== TASK OBJECTIVE ==
Go through the records below line by line. Count the lines with "this" and give the count alone.

== DATA LISTING ==
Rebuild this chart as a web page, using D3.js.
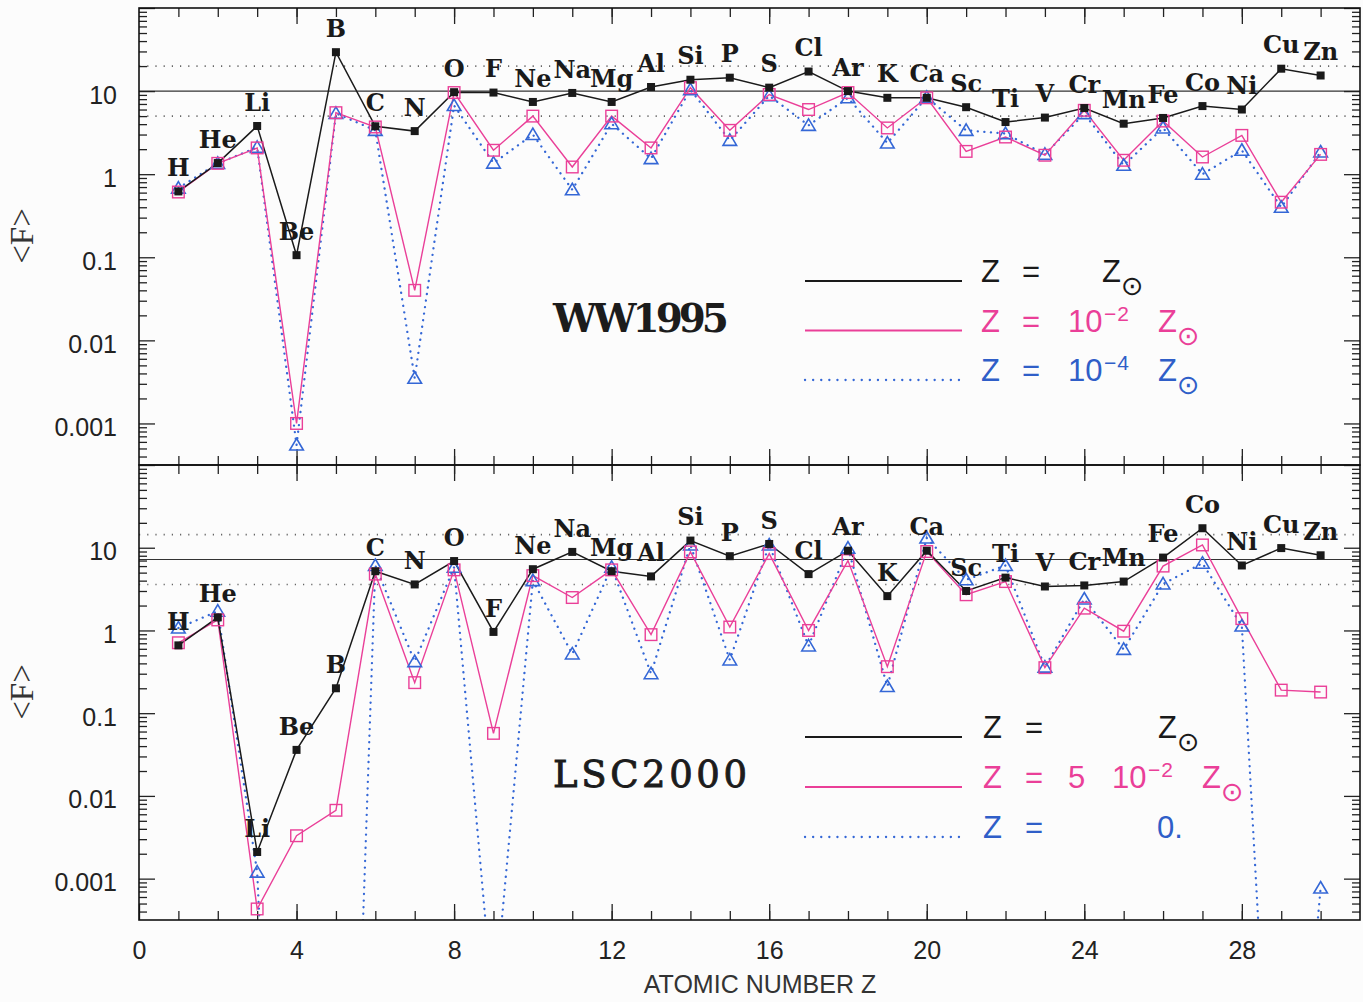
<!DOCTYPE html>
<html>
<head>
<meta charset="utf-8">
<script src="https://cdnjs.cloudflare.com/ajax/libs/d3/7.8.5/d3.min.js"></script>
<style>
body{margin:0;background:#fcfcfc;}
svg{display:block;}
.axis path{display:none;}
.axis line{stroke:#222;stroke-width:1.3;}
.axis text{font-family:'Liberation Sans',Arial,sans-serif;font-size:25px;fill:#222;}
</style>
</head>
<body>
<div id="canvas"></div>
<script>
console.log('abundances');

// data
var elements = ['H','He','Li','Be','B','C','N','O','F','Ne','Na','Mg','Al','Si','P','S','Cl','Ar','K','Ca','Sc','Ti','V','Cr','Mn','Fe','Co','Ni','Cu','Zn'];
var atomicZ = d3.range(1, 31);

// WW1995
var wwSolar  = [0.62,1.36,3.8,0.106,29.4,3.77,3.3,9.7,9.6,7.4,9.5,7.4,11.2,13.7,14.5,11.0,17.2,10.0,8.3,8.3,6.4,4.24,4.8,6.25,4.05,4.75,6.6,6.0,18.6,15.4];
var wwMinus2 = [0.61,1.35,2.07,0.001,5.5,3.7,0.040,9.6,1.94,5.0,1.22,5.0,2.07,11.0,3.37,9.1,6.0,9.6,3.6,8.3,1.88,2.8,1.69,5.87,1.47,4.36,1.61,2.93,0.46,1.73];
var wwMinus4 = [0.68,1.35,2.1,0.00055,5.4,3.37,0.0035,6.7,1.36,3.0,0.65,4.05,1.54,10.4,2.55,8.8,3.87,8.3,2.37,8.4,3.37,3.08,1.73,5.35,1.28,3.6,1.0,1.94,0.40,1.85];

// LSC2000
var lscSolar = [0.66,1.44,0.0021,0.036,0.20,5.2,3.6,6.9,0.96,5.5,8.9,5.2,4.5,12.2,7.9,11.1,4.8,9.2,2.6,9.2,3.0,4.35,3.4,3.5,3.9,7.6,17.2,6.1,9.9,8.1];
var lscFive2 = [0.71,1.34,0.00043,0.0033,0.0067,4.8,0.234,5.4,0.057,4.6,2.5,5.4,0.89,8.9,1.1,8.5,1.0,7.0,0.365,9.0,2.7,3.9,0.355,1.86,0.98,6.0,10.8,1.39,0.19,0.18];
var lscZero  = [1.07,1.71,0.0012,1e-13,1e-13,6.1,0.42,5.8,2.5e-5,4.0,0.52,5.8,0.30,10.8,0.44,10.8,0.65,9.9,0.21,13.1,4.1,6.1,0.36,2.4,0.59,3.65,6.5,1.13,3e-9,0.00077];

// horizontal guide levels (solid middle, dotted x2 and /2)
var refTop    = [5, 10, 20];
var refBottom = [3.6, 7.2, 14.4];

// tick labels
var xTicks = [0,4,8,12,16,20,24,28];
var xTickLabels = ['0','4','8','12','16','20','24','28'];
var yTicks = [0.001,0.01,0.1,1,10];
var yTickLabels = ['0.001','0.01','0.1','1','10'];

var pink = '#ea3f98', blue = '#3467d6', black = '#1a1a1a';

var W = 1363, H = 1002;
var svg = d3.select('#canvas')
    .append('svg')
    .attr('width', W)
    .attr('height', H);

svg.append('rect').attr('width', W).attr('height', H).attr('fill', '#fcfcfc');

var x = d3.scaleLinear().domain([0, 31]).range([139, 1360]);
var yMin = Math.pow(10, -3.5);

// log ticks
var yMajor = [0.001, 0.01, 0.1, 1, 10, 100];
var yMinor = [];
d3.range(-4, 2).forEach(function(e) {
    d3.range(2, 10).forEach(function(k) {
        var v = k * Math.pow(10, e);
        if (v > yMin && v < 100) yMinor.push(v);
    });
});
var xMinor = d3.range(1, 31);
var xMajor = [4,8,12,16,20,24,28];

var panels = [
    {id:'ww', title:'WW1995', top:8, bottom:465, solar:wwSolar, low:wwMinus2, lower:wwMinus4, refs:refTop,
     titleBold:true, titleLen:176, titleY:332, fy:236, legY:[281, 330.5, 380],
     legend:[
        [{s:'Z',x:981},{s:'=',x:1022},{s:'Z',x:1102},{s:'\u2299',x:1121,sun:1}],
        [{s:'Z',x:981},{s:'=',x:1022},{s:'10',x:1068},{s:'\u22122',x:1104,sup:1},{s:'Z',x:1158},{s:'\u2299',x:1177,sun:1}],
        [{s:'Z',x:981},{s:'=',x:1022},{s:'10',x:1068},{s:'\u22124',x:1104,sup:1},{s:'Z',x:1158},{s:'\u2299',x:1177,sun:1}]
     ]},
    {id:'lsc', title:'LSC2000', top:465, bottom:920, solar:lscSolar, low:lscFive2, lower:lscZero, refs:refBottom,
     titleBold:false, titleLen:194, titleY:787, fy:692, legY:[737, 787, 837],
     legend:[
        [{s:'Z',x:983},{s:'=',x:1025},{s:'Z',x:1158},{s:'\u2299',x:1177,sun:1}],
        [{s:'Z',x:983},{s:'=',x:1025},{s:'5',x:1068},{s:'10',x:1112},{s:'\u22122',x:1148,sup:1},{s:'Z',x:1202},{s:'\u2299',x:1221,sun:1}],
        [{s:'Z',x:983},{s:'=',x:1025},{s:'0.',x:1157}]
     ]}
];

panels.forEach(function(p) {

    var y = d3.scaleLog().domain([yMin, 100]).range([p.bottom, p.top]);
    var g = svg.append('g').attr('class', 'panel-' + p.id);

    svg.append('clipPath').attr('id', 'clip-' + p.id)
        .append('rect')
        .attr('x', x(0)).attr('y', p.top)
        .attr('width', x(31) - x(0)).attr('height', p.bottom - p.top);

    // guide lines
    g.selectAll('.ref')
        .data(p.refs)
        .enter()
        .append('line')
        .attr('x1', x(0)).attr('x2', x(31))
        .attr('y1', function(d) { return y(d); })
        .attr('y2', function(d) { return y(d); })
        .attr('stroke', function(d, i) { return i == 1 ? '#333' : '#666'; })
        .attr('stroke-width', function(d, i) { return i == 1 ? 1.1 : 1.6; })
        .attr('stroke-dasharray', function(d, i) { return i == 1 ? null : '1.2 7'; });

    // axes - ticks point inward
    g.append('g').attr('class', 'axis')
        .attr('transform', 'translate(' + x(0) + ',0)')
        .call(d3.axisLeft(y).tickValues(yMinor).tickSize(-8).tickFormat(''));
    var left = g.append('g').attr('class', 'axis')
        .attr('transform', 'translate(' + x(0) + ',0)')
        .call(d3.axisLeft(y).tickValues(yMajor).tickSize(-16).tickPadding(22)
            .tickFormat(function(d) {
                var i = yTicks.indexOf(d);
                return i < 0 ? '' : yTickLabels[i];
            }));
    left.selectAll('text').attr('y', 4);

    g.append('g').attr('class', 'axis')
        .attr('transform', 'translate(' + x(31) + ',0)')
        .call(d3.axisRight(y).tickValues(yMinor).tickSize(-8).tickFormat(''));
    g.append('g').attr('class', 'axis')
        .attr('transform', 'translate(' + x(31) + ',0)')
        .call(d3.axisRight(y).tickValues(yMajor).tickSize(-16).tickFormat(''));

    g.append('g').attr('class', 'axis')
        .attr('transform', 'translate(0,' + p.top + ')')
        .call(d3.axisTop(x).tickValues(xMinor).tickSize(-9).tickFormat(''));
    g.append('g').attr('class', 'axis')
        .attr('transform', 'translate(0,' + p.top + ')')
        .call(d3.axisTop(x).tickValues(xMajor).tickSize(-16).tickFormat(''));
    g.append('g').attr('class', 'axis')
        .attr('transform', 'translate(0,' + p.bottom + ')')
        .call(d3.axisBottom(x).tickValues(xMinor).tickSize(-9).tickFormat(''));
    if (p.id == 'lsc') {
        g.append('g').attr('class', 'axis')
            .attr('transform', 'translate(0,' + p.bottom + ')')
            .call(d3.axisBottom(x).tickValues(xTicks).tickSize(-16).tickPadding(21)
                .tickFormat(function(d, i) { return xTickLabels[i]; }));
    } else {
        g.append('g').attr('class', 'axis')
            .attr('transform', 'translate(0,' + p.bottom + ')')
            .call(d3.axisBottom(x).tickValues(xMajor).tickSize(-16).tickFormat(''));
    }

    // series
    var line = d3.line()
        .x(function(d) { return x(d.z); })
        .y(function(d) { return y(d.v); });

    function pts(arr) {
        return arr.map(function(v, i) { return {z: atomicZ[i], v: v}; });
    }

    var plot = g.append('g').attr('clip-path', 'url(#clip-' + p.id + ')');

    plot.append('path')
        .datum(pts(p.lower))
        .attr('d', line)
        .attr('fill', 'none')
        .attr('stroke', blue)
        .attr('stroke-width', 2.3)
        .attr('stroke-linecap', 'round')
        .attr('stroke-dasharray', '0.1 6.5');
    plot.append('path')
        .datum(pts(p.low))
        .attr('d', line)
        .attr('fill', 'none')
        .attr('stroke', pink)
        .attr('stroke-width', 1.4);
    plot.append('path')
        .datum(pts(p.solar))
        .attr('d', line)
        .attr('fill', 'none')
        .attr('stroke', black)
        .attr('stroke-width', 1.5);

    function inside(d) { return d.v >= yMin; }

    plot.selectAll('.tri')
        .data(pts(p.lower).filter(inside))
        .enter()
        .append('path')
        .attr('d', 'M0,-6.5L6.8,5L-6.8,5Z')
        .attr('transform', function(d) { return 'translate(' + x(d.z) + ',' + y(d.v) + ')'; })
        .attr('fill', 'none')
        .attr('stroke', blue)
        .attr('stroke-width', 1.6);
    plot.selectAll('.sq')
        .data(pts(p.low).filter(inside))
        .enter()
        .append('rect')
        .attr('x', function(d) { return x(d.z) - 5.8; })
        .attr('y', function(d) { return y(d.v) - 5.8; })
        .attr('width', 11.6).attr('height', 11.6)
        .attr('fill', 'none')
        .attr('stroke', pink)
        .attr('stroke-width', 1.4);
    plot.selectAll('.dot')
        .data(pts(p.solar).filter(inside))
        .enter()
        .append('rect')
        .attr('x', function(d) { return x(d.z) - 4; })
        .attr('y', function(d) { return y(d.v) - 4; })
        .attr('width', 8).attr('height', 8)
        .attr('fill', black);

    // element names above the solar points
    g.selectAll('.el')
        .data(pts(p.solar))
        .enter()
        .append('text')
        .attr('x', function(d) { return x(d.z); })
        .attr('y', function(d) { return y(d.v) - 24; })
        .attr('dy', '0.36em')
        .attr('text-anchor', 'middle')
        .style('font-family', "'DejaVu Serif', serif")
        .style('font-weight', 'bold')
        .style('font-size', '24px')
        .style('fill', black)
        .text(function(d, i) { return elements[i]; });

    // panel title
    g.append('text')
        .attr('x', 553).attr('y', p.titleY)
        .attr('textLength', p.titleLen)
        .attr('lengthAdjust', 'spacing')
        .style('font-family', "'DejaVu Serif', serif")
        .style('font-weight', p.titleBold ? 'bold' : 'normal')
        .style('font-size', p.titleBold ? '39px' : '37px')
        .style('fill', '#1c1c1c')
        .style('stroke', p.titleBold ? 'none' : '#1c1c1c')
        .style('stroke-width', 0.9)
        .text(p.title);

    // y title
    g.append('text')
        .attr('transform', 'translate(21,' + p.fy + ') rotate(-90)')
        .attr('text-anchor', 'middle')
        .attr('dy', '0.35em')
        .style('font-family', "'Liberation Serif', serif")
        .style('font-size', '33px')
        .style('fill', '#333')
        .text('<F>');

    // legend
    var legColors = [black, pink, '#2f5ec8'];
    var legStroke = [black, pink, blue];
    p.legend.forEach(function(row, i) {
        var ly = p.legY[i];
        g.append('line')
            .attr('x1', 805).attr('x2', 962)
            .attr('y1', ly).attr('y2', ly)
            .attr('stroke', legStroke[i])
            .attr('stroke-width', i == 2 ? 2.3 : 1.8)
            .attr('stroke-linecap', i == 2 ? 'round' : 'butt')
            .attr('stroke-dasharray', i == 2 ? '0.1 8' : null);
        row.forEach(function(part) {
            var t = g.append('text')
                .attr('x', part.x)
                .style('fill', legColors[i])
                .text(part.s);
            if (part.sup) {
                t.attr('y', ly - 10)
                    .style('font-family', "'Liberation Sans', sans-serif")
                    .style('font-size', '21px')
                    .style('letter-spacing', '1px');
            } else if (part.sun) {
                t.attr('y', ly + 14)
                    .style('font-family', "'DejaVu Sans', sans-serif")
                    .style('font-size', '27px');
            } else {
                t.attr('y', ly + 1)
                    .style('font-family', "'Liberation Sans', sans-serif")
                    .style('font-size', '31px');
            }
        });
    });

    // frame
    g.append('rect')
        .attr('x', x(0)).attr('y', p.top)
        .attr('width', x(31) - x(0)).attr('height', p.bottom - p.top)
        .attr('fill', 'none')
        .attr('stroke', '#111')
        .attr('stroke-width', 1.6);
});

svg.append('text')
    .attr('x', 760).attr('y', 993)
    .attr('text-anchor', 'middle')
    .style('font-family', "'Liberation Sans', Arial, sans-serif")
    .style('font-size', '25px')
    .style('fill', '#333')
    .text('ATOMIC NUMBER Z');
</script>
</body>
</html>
...
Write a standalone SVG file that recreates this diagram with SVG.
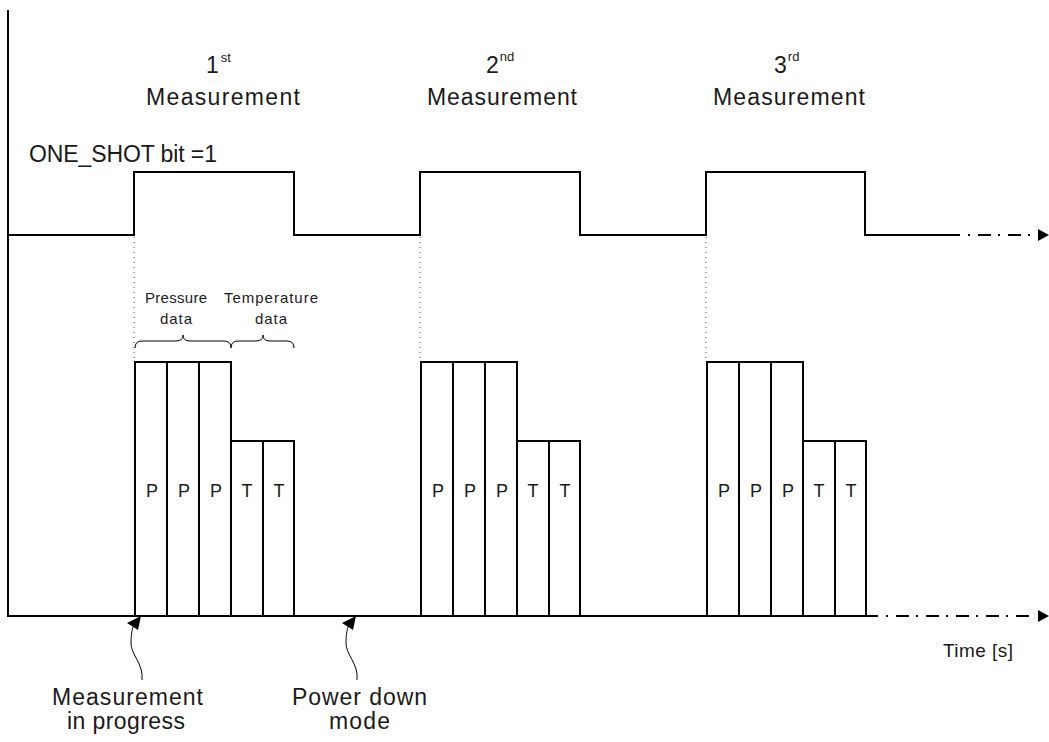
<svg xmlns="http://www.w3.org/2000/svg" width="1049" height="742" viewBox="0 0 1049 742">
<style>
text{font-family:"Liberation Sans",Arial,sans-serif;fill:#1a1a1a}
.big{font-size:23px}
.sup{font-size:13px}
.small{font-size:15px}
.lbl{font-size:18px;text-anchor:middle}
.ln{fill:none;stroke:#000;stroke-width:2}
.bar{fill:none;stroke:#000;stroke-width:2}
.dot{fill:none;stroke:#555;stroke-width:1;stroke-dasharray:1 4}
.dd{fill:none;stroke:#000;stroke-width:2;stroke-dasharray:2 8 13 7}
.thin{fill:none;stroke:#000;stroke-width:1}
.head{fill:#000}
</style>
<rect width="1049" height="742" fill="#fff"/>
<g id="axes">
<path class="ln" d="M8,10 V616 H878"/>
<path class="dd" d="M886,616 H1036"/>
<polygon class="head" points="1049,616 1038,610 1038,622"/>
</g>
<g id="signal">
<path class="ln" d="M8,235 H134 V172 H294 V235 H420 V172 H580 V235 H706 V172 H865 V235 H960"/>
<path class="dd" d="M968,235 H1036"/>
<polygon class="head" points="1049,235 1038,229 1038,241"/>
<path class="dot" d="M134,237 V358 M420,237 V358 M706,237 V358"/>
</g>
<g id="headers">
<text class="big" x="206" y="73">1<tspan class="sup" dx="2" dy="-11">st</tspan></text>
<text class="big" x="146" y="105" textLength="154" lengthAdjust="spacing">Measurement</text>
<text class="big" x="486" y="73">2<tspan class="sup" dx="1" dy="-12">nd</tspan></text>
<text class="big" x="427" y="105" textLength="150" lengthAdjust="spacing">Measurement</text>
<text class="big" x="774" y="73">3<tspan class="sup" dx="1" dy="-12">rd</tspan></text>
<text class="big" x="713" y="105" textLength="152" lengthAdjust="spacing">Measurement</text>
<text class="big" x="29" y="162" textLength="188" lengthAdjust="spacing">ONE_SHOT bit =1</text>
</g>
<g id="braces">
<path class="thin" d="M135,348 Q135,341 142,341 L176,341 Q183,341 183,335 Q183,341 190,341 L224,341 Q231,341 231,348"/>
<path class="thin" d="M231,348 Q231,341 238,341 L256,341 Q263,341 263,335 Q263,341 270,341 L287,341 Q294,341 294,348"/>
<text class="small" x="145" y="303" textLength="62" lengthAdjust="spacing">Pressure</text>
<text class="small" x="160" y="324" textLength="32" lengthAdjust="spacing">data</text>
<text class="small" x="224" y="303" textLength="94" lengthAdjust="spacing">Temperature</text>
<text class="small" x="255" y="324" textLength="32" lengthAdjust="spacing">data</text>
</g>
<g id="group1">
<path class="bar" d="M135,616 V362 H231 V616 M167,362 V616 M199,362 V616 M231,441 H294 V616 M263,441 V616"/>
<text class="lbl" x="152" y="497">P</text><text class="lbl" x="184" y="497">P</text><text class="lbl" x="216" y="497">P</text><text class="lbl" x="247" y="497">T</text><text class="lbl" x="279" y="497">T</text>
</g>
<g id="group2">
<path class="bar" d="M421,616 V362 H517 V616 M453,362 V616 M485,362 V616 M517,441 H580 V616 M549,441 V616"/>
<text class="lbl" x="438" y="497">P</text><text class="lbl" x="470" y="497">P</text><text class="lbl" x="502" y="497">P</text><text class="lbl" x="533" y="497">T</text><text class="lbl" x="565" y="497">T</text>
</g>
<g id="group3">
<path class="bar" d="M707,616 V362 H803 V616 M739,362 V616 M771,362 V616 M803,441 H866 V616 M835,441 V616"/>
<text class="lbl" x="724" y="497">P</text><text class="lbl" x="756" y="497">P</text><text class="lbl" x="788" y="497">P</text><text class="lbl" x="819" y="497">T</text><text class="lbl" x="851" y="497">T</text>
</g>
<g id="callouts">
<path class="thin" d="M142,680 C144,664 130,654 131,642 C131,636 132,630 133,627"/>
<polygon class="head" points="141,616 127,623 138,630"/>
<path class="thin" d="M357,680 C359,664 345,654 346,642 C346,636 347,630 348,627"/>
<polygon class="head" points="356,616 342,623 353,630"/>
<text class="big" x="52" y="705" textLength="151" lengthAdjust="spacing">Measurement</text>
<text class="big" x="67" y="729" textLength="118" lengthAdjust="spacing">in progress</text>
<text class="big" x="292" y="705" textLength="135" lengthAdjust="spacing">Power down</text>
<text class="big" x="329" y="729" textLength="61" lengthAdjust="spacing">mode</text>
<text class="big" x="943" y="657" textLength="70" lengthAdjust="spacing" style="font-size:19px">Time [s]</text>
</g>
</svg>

== CORRECT RESULT ==
2